Thursday 08 December 2022
The FDA’s Fast Stream section is preparing to launch a statutory postal ballot on strike action after an indicative vote showed strong support for action over pay.
The vote, which took place in November, showed 81% support for industrial action on a turnout of 67%. This came after FDA members in the Fast Stream overwhelmingly rejected a pay uplift of 3% over the summer.
FDA National Officer for the Fast Stream, Lauren Crowley, explained that the FDA has been pressing for “the Fast Stream’s long-term structural pay issues to be addressed through a pay business case submitted this year, but the employer has refused to consider this”. She also pointed to the fact that the employer had indicated it was planning to submit a business case but subsequently u-turned on that decision:
“Instead, with inflation running in double figures and a cost-of-living crisis compounding the existing poor deal for Fast Streamers, our members were offered a pay uplift which leaves many of our members struggling to make ends meet.”
Although further talks were held with the employer and the Cabinet Office, including FDA General Secretary Dave Penman meeting with Civil Service Chief Operating Officer Alex Chisholm, the employer refused to amend the pay offer. As a result, Crowley said: “We have now reached the conclusion that we have exhausted opportunities to resolve this through negotiation”.

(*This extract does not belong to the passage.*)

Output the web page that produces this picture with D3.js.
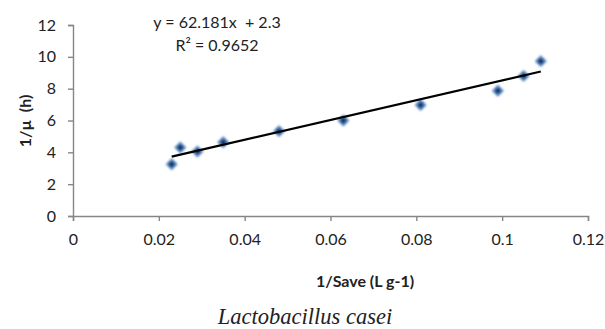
<!DOCTYPE html>
<html>
<head>
<meta charset="utf-8">
<script src="https://cdn.jsdelivr.net/npm/d3@7"></script>
<style>
  body { margin: 0; background: #fff; }
  svg text { font-family: Lato, "Open Sans", sans-serif; fill: #222; white-space: pre; }
</style>
</head>
<body>
<div id="chart"></div>
<script>
// inverse substrate concentration vs inverse growth rate
const invSave = [0.023, 0.025, 0.029, 0.035, 0.048, 0.063, 0.081, 0.099, 0.105, 0.109];
const invMu = [3.25, 4.3, 4.05, 4.63, 5.33, 6.0, 6.97, 7.87, 8.8, 9.73];
const xTicks = [0, 0.02, 0.04, 0.06, 0.08, 0.1, 0.12];
const yTicks = [0, 2, 4, 6, 8, 10, 12];
const slope = 62.181;
const intercept = 2.3;
const eqLines = ['y = 62.181x  + 2.3', 'R² = 0.9652'];

const width = 605, height = 329;
const margin = { left: 73, right: 17, top: 25, bottom: 113 };

const svg = d3.select('#chart')
    .append('svg')
    .attr('width', width)
    .attr('height', height);

const x = d3.scaleLinear()
    .domain([0, 0.12])
    .range([margin.left, width - margin.right]);

const y = d3.scaleLinear()
    .domain([0, 12])
    .range([height - margin.bottom, margin.top]);

const xAxis = svg.append('g')
    .attr('transform', 'translate(0,' + y(0) + ')')
    .call(d3.axisBottom(x).tickValues(xTicks).tickSize(5).tickPadding(13)
        .tickFormat(d => d3.format('~g')(d)));

const yAxis = svg.append('g')
    .attr('transform', 'translate(' + x(0) + ',0)')
    .call(d3.axisLeft(y).tickValues(yTicks).tickSize(5).tickPadding(12));

[xAxis, yAxis].forEach(a => {
    a.select('.domain').attr('stroke', '#868686').attr('stroke-width', 1.4);
    a.selectAll('.tick line').attr('stroke', '#868686').attr('stroke-width', 1.4);
    a.selectAll('.tick text').attr('font-size', 16).attr('fill', '#222')
        .attr('font-family', 'Lato, sans-serif');
});

// marker glow
const defs = svg.append('defs');
defs.append('filter')
    .attr('id', 'soft')
    .attr('x', '-50%').attr('y', '-50%').attr('width', '200%').attr('height', '200%')
    .append('feGaussianBlur')
    .attr('stdDeviation', 0.9);

const pts = d3.zip(invSave, invMu);

svg.append('g')
    .selectAll('path')
    .data(pts)
    .join('path')
    .attr('d', d3.symbol(d3.symbolDiamond2, 90)())
    .attr('transform', d => 'translate(' + x(d[0]) + ',' + y(d[1]) + ')')
    .attr('fill', '#4f81bd')
    .attr('filter', 'url(#soft)');

svg.append('g')
    .selectAll('circle')
    .data(pts)
    .join('circle')
    .attr('cx', d => x(d[0]))
    .attr('cy', d => y(d[1]))
    .attr('r', 2)
    .attr('fill', '#10243e')
    .attr('filter', 'url(#soft)');

// linear trendline across the data range
const xr = d3.extent(invSave);
svg.append('path')
    .datum(xr.map(v => [v, slope * v + intercept]))
    .attr('fill', 'none')
    .attr('stroke', '#000')
    .attr('stroke-width', 2.2)
    .attr('d', d3.line().x(d => x(d[0])).y(d => y(d[1])));

const eq = svg.append('text')
    .attr('text-anchor', 'middle')
    .attr('font-size', 16);
eq.selectAll('tspan')
    .data(eqLines)
    .join('tspan')
    .attr('x', 217)
    .attr('y', (d, i) => 28 + i * 23)
    .text(d => d);

svg.append('text')
    .attr('text-anchor', 'middle')
    .attr('font-size', 16)
    .attr('font-weight', 'bold')
    .attr('x', 365)
    .attr('y', 287)
    .text('1/Save (L g-1)');

svg.append('text')
    .attr('text-anchor', 'middle')
    .attr('font-size', 16)
    .attr('font-weight', 'bold')
    .attr('transform', 'translate(31,121) rotate(-90)')
    .text('1/µ  (h)');

svg.append('text')
    .attr('text-anchor', 'middle')
    .attr('font-size', 22.5)
    .attr('font-style', 'italic')
    .style('font-family', '"Liberation Serif", "Times New Roman", serif')
    .attr('x', 305)
    .attr('y', 324)
    .text('Lactobacillus casei');
</script>
</body>
</html>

She acknowledged that any decision to strike “will be a hugely difficult one for our members”, but added that the current situation is “completely unacceptable and unsustainable”.
“Fast Streamers carry out vital roles in ensuring the smooth functioning of government and delivery of public services, yet are so poorly paid they are skipping meals and relying on family just to get by. This cannot go on.”
A survey carried out by the FDA earlier this year of Fast Streamers – both FDA members and others – showed that one in nine had a second job, over a third still had to live with family, and half of them relied on financial support from their family just to get by. The survey, which half of all those on the Fast Stream responded to, highlighted that four in every five reported pay as having a negative impact on their wellbeing, and a huge seven in eight had considered leaving the scheme as a result.
The FDA continues to campaign for the necessary structural changes to the broken pay system, and has been fighting for a deal that would see Fast Stream pay aligned with the pay band minimum of Cabinet Office HEOs by 2024. Crowley explains that “the Year 1 Fast Stream salary has not changed in five years. Since 2010, the Fast Stream starting salary has gone from £27,000 to £28,000 - a rise of only 3.7% in 12 years. By contrast, in the same period the minimum pay for Cabinet Office HEOs has gone up by 15.6% nationally and 15.9% in London.”
Following the escalation of the dispute, the employer has now made a firm commitment to submit a pay flexibility case for implementation in 2023-24, which would represent a first step in addressing structural pay issues. However, Crowley concluded that, while this did represent some progress, “it does not go far enough to address the substantial increases in cost of living that our members are struggling to cope with”.
Ballot papers are likely to reach members around mid-December, and the ballot will close on 16 January.